(Charts and diagrams as code)
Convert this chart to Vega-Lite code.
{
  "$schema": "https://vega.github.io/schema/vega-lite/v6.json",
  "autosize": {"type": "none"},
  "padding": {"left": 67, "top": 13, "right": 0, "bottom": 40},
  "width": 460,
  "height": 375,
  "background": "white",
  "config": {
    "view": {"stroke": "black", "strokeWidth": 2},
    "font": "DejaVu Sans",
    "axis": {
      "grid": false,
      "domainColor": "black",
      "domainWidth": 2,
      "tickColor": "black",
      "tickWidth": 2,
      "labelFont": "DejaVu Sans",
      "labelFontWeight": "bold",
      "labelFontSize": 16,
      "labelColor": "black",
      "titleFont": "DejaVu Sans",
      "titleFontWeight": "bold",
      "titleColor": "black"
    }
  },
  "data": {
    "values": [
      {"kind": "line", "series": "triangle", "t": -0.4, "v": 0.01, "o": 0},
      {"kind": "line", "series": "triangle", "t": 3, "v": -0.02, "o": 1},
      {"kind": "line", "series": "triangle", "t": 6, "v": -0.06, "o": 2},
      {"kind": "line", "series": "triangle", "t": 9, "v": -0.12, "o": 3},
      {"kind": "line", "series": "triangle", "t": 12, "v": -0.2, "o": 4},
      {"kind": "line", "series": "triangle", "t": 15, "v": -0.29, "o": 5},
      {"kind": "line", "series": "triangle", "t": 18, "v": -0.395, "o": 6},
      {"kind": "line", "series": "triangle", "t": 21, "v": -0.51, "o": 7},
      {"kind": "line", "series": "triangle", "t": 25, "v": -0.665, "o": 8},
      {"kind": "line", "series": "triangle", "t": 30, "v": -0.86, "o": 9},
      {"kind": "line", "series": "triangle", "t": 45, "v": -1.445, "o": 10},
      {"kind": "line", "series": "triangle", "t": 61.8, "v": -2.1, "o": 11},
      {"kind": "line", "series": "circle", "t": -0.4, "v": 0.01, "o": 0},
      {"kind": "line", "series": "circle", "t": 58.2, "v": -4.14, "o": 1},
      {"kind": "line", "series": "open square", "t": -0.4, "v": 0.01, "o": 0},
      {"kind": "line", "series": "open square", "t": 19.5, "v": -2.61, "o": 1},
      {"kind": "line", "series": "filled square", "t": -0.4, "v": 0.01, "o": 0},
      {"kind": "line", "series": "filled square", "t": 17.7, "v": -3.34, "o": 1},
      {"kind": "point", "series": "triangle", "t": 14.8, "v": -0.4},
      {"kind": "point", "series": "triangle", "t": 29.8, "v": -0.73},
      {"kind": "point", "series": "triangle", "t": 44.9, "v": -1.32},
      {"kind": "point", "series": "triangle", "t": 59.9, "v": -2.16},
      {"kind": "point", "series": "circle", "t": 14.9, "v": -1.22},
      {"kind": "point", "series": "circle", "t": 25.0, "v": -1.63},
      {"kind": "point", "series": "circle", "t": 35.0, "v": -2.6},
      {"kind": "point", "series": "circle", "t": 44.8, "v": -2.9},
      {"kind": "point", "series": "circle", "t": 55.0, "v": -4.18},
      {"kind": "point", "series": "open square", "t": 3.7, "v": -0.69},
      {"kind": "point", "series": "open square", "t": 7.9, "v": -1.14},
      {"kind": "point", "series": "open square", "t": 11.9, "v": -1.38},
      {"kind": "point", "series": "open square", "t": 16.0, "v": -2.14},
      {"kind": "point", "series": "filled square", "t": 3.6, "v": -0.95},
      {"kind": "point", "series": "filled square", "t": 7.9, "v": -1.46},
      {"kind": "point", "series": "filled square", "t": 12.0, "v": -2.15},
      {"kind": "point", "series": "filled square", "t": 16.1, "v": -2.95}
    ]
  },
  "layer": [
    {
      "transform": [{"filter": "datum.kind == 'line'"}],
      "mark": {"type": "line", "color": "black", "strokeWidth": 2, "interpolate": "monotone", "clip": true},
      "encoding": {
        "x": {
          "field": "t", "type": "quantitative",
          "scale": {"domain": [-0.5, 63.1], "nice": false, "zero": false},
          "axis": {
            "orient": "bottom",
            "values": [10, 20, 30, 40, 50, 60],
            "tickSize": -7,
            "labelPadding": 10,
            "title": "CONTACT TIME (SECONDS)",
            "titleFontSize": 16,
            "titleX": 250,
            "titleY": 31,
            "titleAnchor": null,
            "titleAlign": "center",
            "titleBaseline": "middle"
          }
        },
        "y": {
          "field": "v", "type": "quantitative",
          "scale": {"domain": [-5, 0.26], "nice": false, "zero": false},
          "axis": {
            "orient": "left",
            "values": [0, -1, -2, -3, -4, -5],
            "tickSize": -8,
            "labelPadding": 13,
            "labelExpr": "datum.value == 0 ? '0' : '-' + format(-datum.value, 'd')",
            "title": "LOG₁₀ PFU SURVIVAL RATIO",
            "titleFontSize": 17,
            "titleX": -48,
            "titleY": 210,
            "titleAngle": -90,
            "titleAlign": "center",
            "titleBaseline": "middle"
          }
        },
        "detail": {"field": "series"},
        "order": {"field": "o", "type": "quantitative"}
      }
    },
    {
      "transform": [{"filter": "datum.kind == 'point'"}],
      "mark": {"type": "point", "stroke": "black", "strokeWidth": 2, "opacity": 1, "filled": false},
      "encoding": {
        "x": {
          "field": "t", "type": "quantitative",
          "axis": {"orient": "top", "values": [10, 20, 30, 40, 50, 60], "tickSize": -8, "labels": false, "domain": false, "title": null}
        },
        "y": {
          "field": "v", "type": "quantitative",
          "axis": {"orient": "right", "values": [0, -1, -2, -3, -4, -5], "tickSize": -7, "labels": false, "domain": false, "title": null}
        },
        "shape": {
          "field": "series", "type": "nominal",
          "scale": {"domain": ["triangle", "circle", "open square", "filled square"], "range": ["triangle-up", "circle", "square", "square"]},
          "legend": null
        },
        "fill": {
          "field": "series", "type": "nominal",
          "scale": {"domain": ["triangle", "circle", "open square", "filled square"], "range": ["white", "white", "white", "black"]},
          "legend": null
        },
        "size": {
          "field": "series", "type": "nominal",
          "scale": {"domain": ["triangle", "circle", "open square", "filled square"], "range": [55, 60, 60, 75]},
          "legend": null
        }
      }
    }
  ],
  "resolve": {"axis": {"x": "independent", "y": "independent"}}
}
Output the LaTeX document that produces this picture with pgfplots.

§ TASK OBJECTIVE
Please output the entries above, every line exactly as it reads.

§ RESULT OF THE EXERCISE
Convert this chart to Vega-Lite code.
{
  "$schema": "https://vega.github.io/schema/vega-lite/v6.json",
  "autosize": {"type": "none"},
  "padding": {"left": 67, "top": 13, "right": 0, "bottom": 40},
  "width": 460,
  "height": 375,
  "background": "white",
  "config": {
    "view": {"stroke": "black", "strokeWidth": 2},
    "font": "DejaVu Sans",
    "axis": {
      "grid": false,
      "domainColor": "black",
      "domainWidth": 2,
      "tickColor": "black",
      "tickWidth": 2,
      "labelFont": "DejaVu Sans",
      "labelFontWeight": "bold",
      "labelFontSize": 16,
      "labelColor": "black",
      "titleFont": "DejaVu Sans",
      "titleFontWeight": "bold",
      "titleColor": "black"
    }
  },
  "data": {
    "values": [
      {"kind": "line", "series": "triangle", "t": -0.4, "v": 0.01, "o": 0},
      {"kind": "line", "series": "triangle", "t": 3, "v": -0.02, "o": 1},
      {"kind": "line", "series": "triangle", "t": 6, "v": -0.06, "o": 2},
      {"kind": "line", "series": "triangle", "t": 9, "v": -0.12, "o": 3},
      {"kind": "line", "series": "triangle", "t": 12, "v": -0.2, "o": 4},
      {"kind": "line", "series": "triangle", "t": 15, "v": -0.29, "o": 5},
      {"kind": "line", "series": "triangle", "t": 18, "v": -0.395, "o": 6},
      {"kind": "line", "series": "triangle", "t": 21, "v": -0.51, "o": 7},
      {"kind": "line", "series": "triangle", "t": 25, "v": -0.665, "o": 8},
      {"kind": "line", "series": "triangle", "t": 30, "v": -0.86, "o": 9},
      {"kind": "line", "series": "triangle", "t": 45, "v": -1.445, "o": 10},
      {"kind": "line", "series": "triangle", "t": 61.8, "v": -2.1, "o": 11},
      {"kind": "line", "series": "circle", "t": -0.4, "v": 0.01, "o": 0},
      {"kind": "line", "series": "circle", "t": 58.2, "v": -4.14, "o": 1},
      {"kind": "line", "series": "open square", "t": -0.4, "v": 0.01, "o": 0},
      {"kind": "line", "series": "open square", "t": 19.5, "v": -2.61, "o": 1},
      {"kind": "line", "series": "filled square", "t": -0.4, "v": 0.01, "o": 0},
      {"kind": "line", "series": "filled square", "t": 17.7, "v": -3.34, "o": 1},
      {"kind": "point", "series": "triangle", "t": 14.8, "v": -0.4},
      {"kind": "point", "series": "triangle", "t": 29.8, "v": -0.73},
      {"kind": "point", "series": "triangle", "t": 44.9, "v": -1.32},
      {"kind": "point", "series": "triangle", "t": 59.9, "v": -2.16},
      {"kind": "point", "series": "circle", "t": 14.9, "v": -1.22},
      {"kind": "point", "series": "circle", "t": 25.0, "v": -1.63},
      {"kind": "point", "series": "circle", "t": 35.0, "v": -2.6},
      {"kind": "point", "series": "circle", "t": 44.8, "v": -2.9},
      {"kind": "point", "series": "circle", "t": 55.0, "v": -4.18},
      {"kind": "point", "series": "open square", "t": 3.7, "v": -0.69},
      {"kind": "point", "series": "open square", "t": 7.9, "v": -1.14},
      {"kind": "point", "series": "open square", "t": 11.9, "v": -1.38},
      {"kind": "point", "series": "open square", "t": 16.0, "v": -2.14},
      {"kind": "point", "series": "filled square", "t": 3.6, "v": -0.95},
      {"kind": "point", "series": "filled square", "t": 7.9, "v": -1.46},
      {"kind": "point", "series": "filled square", "t": 12.0, "v": -2.15},
      {"kind": "point", "series": "filled square", "t": 16.1, "v": -2.95}
    ]
  },
  "layer": [
    {
      "transform": [{"filter": "datum.kind == 'line'"}],
      "mark": {"type": "line", "color": "black", "strokeWidth": 2, "interpolate": "monotone", "clip": true},
      "encoding": {
        "x": {
          "field": "t", "type": "quantitative",
          "scale": {"domain": [-0.5, 63.1], "nice": false, "zero": false},
          "axis": {
            "orient": "bottom",
            "values": [10, 20, 30, 40, 50, 60],
            "tickSize": -7,
            "labelPadding": 10,
            "title": "CONTACT TIME (SECONDS)",
            "titleFontSize": 16,
            "titleX": 250,
            "titleY": 31,
            "titleAnchor": null,
            "titleAlign": "center",
            "titleBaseline": "middle"
          }
        },
        "y": {
          "field": "v", "type": "quantitative",
          "scale": {"domain": [-5, 0.26], "nice": false, "zero": false},
          "axis": {
            "orient": "left",
            "values": [0, -1, -2, -3, -4, -5],
            "tickSize": -8,
            "labelPadding": 13,
            "labelExpr": "datum.value == 0 ? '0' : '-' + format(-datum.value, 'd')",
            "title": "LOG₁₀ PFU SURVIVAL RATIO",
            "titleFontSize": 17,
            "titleX": -48,
            "titleY": 210,
            "titleAngle": -90,
            "titleAlign": "center",
            "titleBaseline": "middle"
          }
        },
        "detail": {"field": "series"},
        "order": {"field": "o", "type": "quantitative"}
      }
    },
    {
      "transform": [{"filter": "datum.kind == 'point'"}],
      "mark": {"type": "point", "stroke": "black", "strokeWidth": 2, "opacity": 1, "filled": false},
      "encoding": {
        "x": {
          "field": "t", "type": "quantitative",
          "axis": {"orient": "top", "values": [10, 20, 30, 40, 50, 60], "tickSize": -8, "labels": false, "domain": false, "title": null}
        },
        "y": {
          "field": "v", "type": "quantitative",
          "axis": {"orient": "right", "values": [0, -1, -2, -3, -4, -5], "tickSize": -7, "labels": false, "domain": false, "title": null}
        },
        "shape": {
          "field": "series", "type": "nominal",
          "scale": {"domain": ["triangle", "circle", "open square", "filled square"], "range": ["triangle-up", "circle", "square", "square"]},
          "legend": null
        },
        "fill": {
          "field": "series", "type": "nominal",
          "scale": {"domain": ["triangle", "circle", "open square", "filled square"], "range": ["white", "white", "white", "black"]},
          "legend": null
        },
        "size": {
          "field": "series", "type": "nominal",
          "scale": {"domain": ["triangle", "circle", "open square", "filled square"], "range": [55, 60, 60, 75]},
          "legend": null
        }
      }
    }
  ],
  "resolve": {"axis": {"x": "independent", "y": "independent"}}
}
Output the LaTeX document that produces this picture with pgfplots.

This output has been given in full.